30 de octubre de 2022, 31º domingo "C

Sab 11:23--12:2; 2 Tes 1:11--2:2; Lc 19:1-10

Homilía

           El deseo de ver a Dios recorre todo el Antiguo Testamento.  Varios profetas pidieron explícitamente ver el rostro de Dios, o incluso, en la hermosa frase de Isaías, verlo "mirándose a los ojos".

           La razón es que la cara -o el rostro- de una persona, especialmente sus ojos, es lo que más revela lo que hay en su corazón.  Es ahí donde leemos el amor o el odio, la alegría o el dolor, la euforia o la tristeza. Cuando una persona desea ver el rostro de Dios, no quiere conocerlo en abstracto, sino saber quién es Él para ella.

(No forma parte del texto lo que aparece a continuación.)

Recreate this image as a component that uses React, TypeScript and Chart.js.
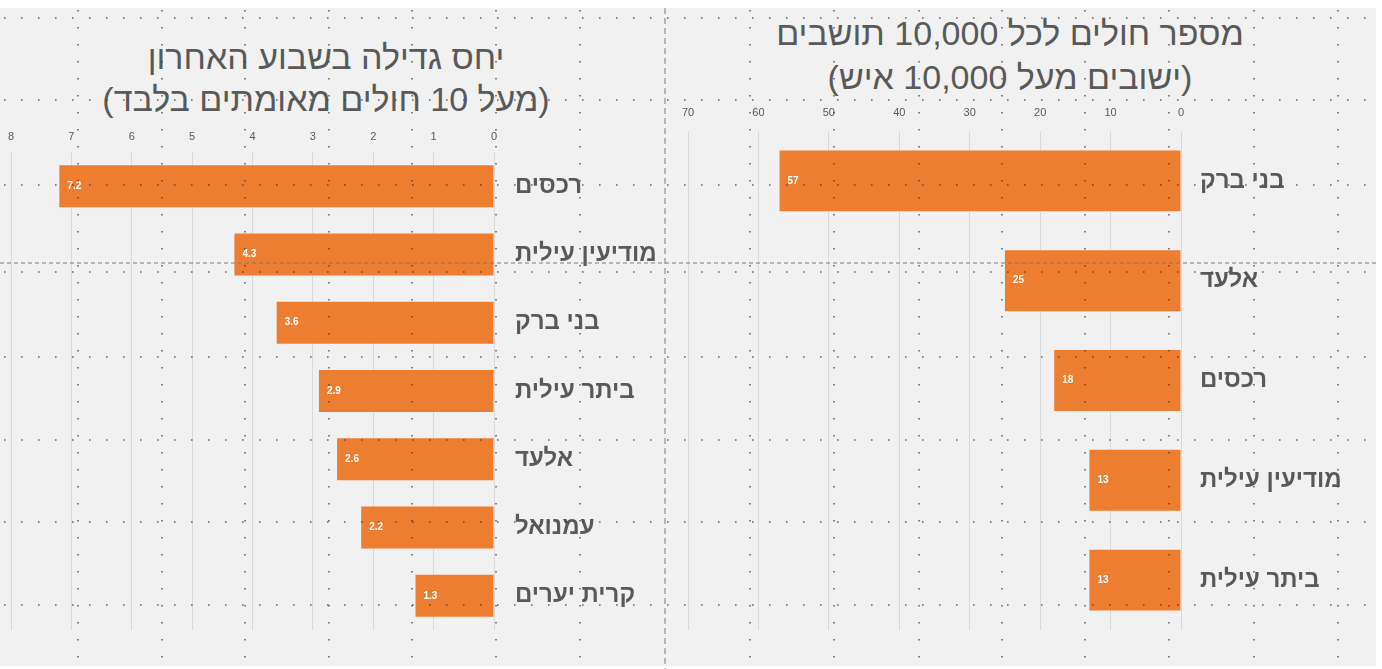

           Al mismo tiempo, el hombre tiene miedo del rostro de Dios, porque es un pecador y se hace más consciente de ello cuando se enfrenta a Dios.  Así que también existía en el Antiguo Testamento la creencia de que no se puede ver el rostro de Dios y vivir.  De algunos de los patriarcas y profetas se dice que no vieron el rostro de Dios, sino su "gloria" y que lo vieron por detrás y no por delante.

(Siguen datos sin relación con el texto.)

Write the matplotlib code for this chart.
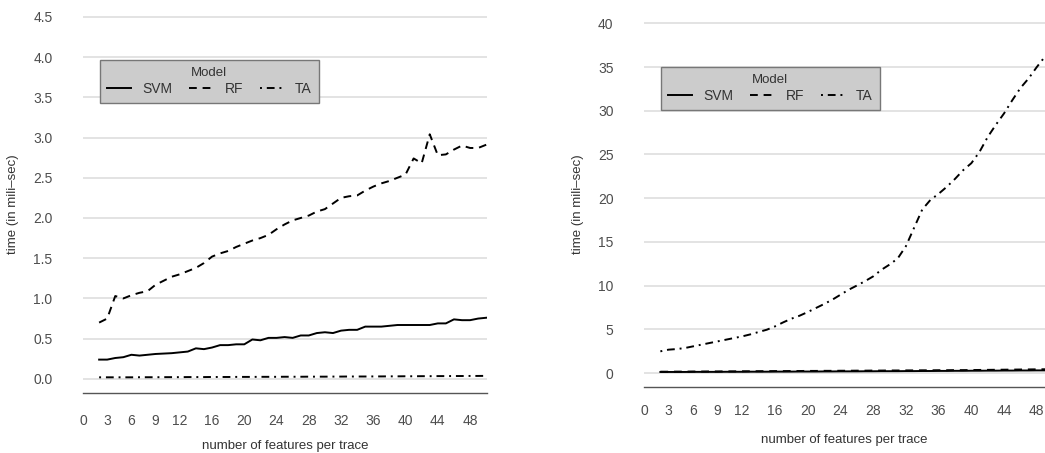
import matplotlib
matplotlib.use("Agg")
import matplotlib.pyplot as plt
from matplotlib.lines import Line2D

plt.rcParams['font.family'] = ['Liberation Sans', 'DejaVu Sans']

# number of features per trace
features = list(range(2, 51))

# left panel: time per model (ms)
svm_left = [0.24, 0.24, 0.26, 0.27, 0.30, 0.29, 0.30, 0.31, 0.315, 0.32,
            0.33, 0.34, 0.38, 0.37, 0.39, 0.42, 0.42, 0.43, 0.43, 0.49,
            0.48, 0.51, 0.51, 0.52, 0.51, 0.54, 0.54, 0.57, 0.58, 0.57,
            0.60, 0.61, 0.61, 0.65, 0.65, 0.65, 0.66, 0.67, 0.67, 0.67,
            0.67, 0.67, 0.69, 0.69, 0.74, 0.73, 0.73, 0.75, 0.76]
rf_left = [0.70, 0.75, 1.03, 1.00, 1.04, 1.07, 1.09, 1.17, 1.22, 1.27,
           1.30, 1.34, 1.38, 1.44, 1.52, 1.56, 1.59, 1.64, 1.68, 1.72,
           1.75, 1.79, 1.86, 1.92, 1.97, 2.00, 2.03, 2.08, 2.11, 2.18,
           2.25, 2.27, 2.28, 2.34, 2.39, 2.43, 2.46, 2.50, 2.54, 2.74,
           2.68, 3.04, 2.78, 2.79, 2.85, 2.90, 2.87, 2.87, 2.91]
ta_left = [0.020, 0.020, 0.020, 0.020, 0.020, 0.021, 0.021, 0.021, 0.022, 0.022,
           0.022, 0.023, 0.023, 0.023, 0.024, 0.024, 0.024, 0.025, 0.025, 0.025,
           0.026, 0.026, 0.026, 0.027, 0.027, 0.027, 0.028, 0.028, 0.028, 0.029,
           0.029, 0.030, 0.030, 0.030, 0.031, 0.031, 0.032, 0.032, 0.033, 0.033,
           0.034, 0.034, 0.035, 0.035, 0.036, 0.036, 0.037, 0.037, 0.038]

# right panel: time per model (ms)
features_r = list(range(2, 50))
svm_right = [0.12, 0.12, 0.12, 0.12, 0.13, 0.13, 0.13, 0.13, 0.14, 0.14,
             0.14, 0.15, 0.15, 0.15, 0.16, 0.16, 0.16, 0.17, 0.17, 0.17,
             0.18, 0.18, 0.19, 0.19, 0.19, 0.20, 0.20, 0.21, 0.21, 0.21,
             0.22, 0.22, 0.23, 0.23, 0.24, 0.24, 0.25, 0.25, 0.26, 0.26,
             0.27, 0.27, 0.28, 0.28, 0.29, 0.29, 0.30, 0.30]
rf_right = [0.15, 0.15, 0.16, 0.16, 0.17, 0.17, 0.18, 0.18, 0.19, 0.19,
            0.20, 0.20, 0.21, 0.21, 0.22, 0.22, 0.23, 0.23, 0.24, 0.24,
            0.25, 0.25, 0.26, 0.26, 0.27, 0.27, 0.28, 0.28, 0.29, 0.29,
            0.30, 0.30, 0.31, 0.31, 0.32, 0.32, 0.33, 0.33, 0.34, 0.35,
            0.36, 0.37, 0.38, 0.39, 0.40, 0.41, 0.42, 0.43]
ta_right = [2.48, 2.67, 2.74, 2.86, 3.05, 3.24, 3.43, 3.62, 3.81, 4.00,
            4.19, 4.42, 4.69, 4.95, 5.33, 5.79, 6.21, 6.55, 6.97, 7.43,
            7.89, 8.38, 8.95, 9.52, 10.0, 10.5, 11.05, 11.8, 12.4, 13.1,
            14.5, 16.6, 18.7, 19.8, 20.5, 21.3, 22.2, 23.2, 24.0, 25.3,
            27.0, 28.4, 29.7, 31.2, 32.6, 33.7, 35.0, 36.2]

x_ticks = [0, 3, 6, 9, 12, 16, 20, 24, 28, 32, 36, 40, 44, 48]
y_ticks_left = [0.0, 0.5, 1.0, 1.5, 2.0, 2.5, 3.0, 3.5, 4.0, 4.5]
y_ticks_right = [0, 5, 10, 15, 20, 25, 30, 35, 40]
model_names = ['SVM', 'RF', 'TA']

W, H = 1045, 453
fig = plt.figure(figsize=(W / 100, H / 100), dpi=100)

styles = {
    'SVM': dict(linestyle='-'),
    'RF': dict(linestyle=(0, (4, 3))),
    'TA': dict(linestyle=(0, (1, 2.5, 4, 2.5))),
}
LW = 1.4
TICK_COLOR = '#4d4d4d'
GRID_COLOR = '#e3e3e3'


def style_axes(ax, ylim, yticks, yfmt, xlim, xpad, xlabelpad):
    ax.set_xlim(*xlim)
    ax.set_ylim(*ylim)
    ax.set_xticks(x_ticks)
    ax.set_yticks(yticks)
    ax.set_yticklabels([yfmt.format(v) for v in yticks])
    for s in ('top', 'right', 'left'):
        ax.spines[s].set_visible(False)
    ax.spines['bottom'].set_color('#555555')
    ax.spines['bottom'].set_linewidth(1.0)
    ax.tick_params(axis='both', length=0, labelsize=10, colors=TICK_COLOR)
    ax.tick_params(axis='y', pad=22)
    ax.tick_params(axis='x', pad=xpad)
    ax.grid(axis='y', color=GRID_COLOR, linewidth=1.4)
    ax.set_axisbelow(True)
    ax.set_xlabel('number of features per trace', fontsize=9.5,
                  color='#333333', labelpad=xlabelpad)
    ax.set_ylabel('time (in mili\u2013sec)', fontsize=9.5, color='#333333',
                  labelpad=10)


def add_legend(ax, anchor):
    handles = [Line2D([], [], color='black', lw=LW, **styles[m])
               for m in model_names]
    leg = ax.legend(handles, model_names, title='Model', ncol=3,
                    loc='upper left', bbox_to_anchor=anchor,
                    fontsize=10, title_fontsize=9.5, frameon=True,
                    fancybox=False, handlelength=1.75, handletextpad=0.8,
                    columnspacing=1.2, borderpad=0.5, labelspacing=0.2,
                    borderaxespad=0)
    frame = leg.get_frame()
    frame.set_facecolor('#cccccc')
    frame.set_edgecolor('#777777')
    frame.set_linewidth(1.0)
    frame.set_alpha(1.0)
    for t in leg.get_texts():
        t.set_color('#333333')
    leg.get_title().set_color('#333333')


# left panel
ax1 = fig.add_axes([83 / W, 1 - 393 / H, (487 - 83) / W, (393 - 16) / H])
ax1.plot(features, svm_left, color='black', lw=LW, **styles['SVM'])
ax1.plot(features, rf_left, color='black', lw=LW, **styles['RF'])
ax1.plot(features, ta_left, color='black', lw=LW, **styles['TA'])
style_axes(ax1, (-0.175, 4.51), y_ticks_left, '{:.1f}', (0, 50.1), 15, 9)
add_legend(ax1, (17 / 404, (3.96 + 0.175) / 4.685))

# right panel
ax2 = fig.add_axes([644 / W, 1 - 387 / H, (W - 644) / W, (387 - 22) / H])
ax2.plot(features_r, svm_right, color='black', lw=LW, **styles['SVM'])
ax2.plot(features_r, rf_right, color='black', lw=LW, **styles['RF'])
ax2.plot(features_r, ta_right, color='black', lw=LW, **styles['TA'])
style_axes(ax2, (-1.6, 40.15), y_ticks_right, '{:d}', (0, 49.0), 12, 12)
add_legend(ax2, (17 / 401, (35.0 + 1.6) / 41.75))

fig.savefig('out.png', dpi=100)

           Sin embargo, con la Encarnación, el rostro de Dios se nos ha revelado y podemos verlo.  San Pablo nos dice que la gloria de Dios brillaba en el rostro de Cristo (2 Cor 4,6), y que la plenitud de la Divinidad habitaba en él corporalmente (Col 2,9).  Por tanto, ahora podemos ver el rostro de Dios y vivir.

           En el Evangelio de hoy tenemos un ejemplo de alguien que quería ver el rostro de Dios: Zaqueo.  Zaqueo no era precisamente un monaguillo piadoso.  Era un recaudador de impuestos, incluso el principal recaudador de impuestos de Jericó.  Era conocido en la ciudad como un pecador.  Sin embargo, tenía un corazón de niño y en algún lugar de ese corazón había un lugar tierno.  Sabía que Jesús iba a pasar por su pueblo y tenía tantas ganas de verlo que olvidó por un momento su propia importancia y corrió como un niño y se subió a un árbol para verlo.

           ¿Qué pasó entonces? - Los papeles se invirtieron.  Mientras Zaqueo quería ver a Jesús, Jesús vio a Zaqueo y lo miró con ojos llenos de amor que lo transformaron.  Jesús miró a Zaqueo en su sicómoro y le dijo: "Zaqueo, baja pronto: hoy debo ir y quedarme contigo.

           Zaqueo bajó, lleno de alegría, y dijo: "Señor, doy la mitad de mis bienes a los pobres, y si he perjudicado a alguien, le devolveré cuatro veces más. Cuando Jesús mira a alguien, le ama y este amor le llama a crecer.  Recordemos la historia del joven rico al que Jesús conoció poco antes de su encuentro con Zaqueo.  Quería saber qué hacer para tener la salvación eterna.  Jesús lo miró y lo amó.  Entonces le llamó a crecer en su preocupación no sólo por la vida eterna sino por los pobres.  "Ve, vende todo lo que tienes y dáselo a los pobres.  Como quería tener la vida eterna después de la muerte, pero conservar su riqueza en esta vida, se fue triste.  Zaqueo, en cambio, en cuanto se ve tocado por la mirada de Jesús, se preocupa por los pobres y por aquellos a los que ha perjudicado. Y Jesús declara que la salvación (no una salvación para más tarde, después de la muerte, sino para hoy) ya se ha conseguido para él.  Hoy -dice- ha llegado la salvación a esta casa.

           Esto es lo que nos ocurre también a nosotros cuando no sólo queremos ver a Dios, sino que nos atrevemos a exponernos a su mirada: una alegría y una llamada al crecimiento y, por tanto, a la conversión.  Cuando los seres humanos nos miran, pueden ocurrir muchas cosas en nuestro interior.  Cuando algunas personas nos miran, nos sentimos miserables, humillados, deprimidos.  Parece que han sacado lo peor de nosotros.  Cuando otras personas nos miran, es lo contrario.  Nos sentimos en forma, animados, capaces de cambiar y crecer.  Sacan lo mejor de nosotros.  Del Evangelio de esta mañana se desprende que fue de esta segunda manera como Jesús miró a Zaqueo.  Así es como nos mira.

           Manteniendo vivo nuestro deseo de ver a Dios, expongámonos a sus ojos y aceptemos que nos llame a la conversión y nos traiga alegría, como hizo con Zaqueo.  Al mismo tiempo, en nuestra vida cotidiana, miremos a nuestros hermanos y hermanas de la misma manera que los mira Jesús.  No digamos nunca con los fariseos: "Fue a quedarse con un pecador".  Más bien, digamos con Jesús: "También él es hijo de Abraham".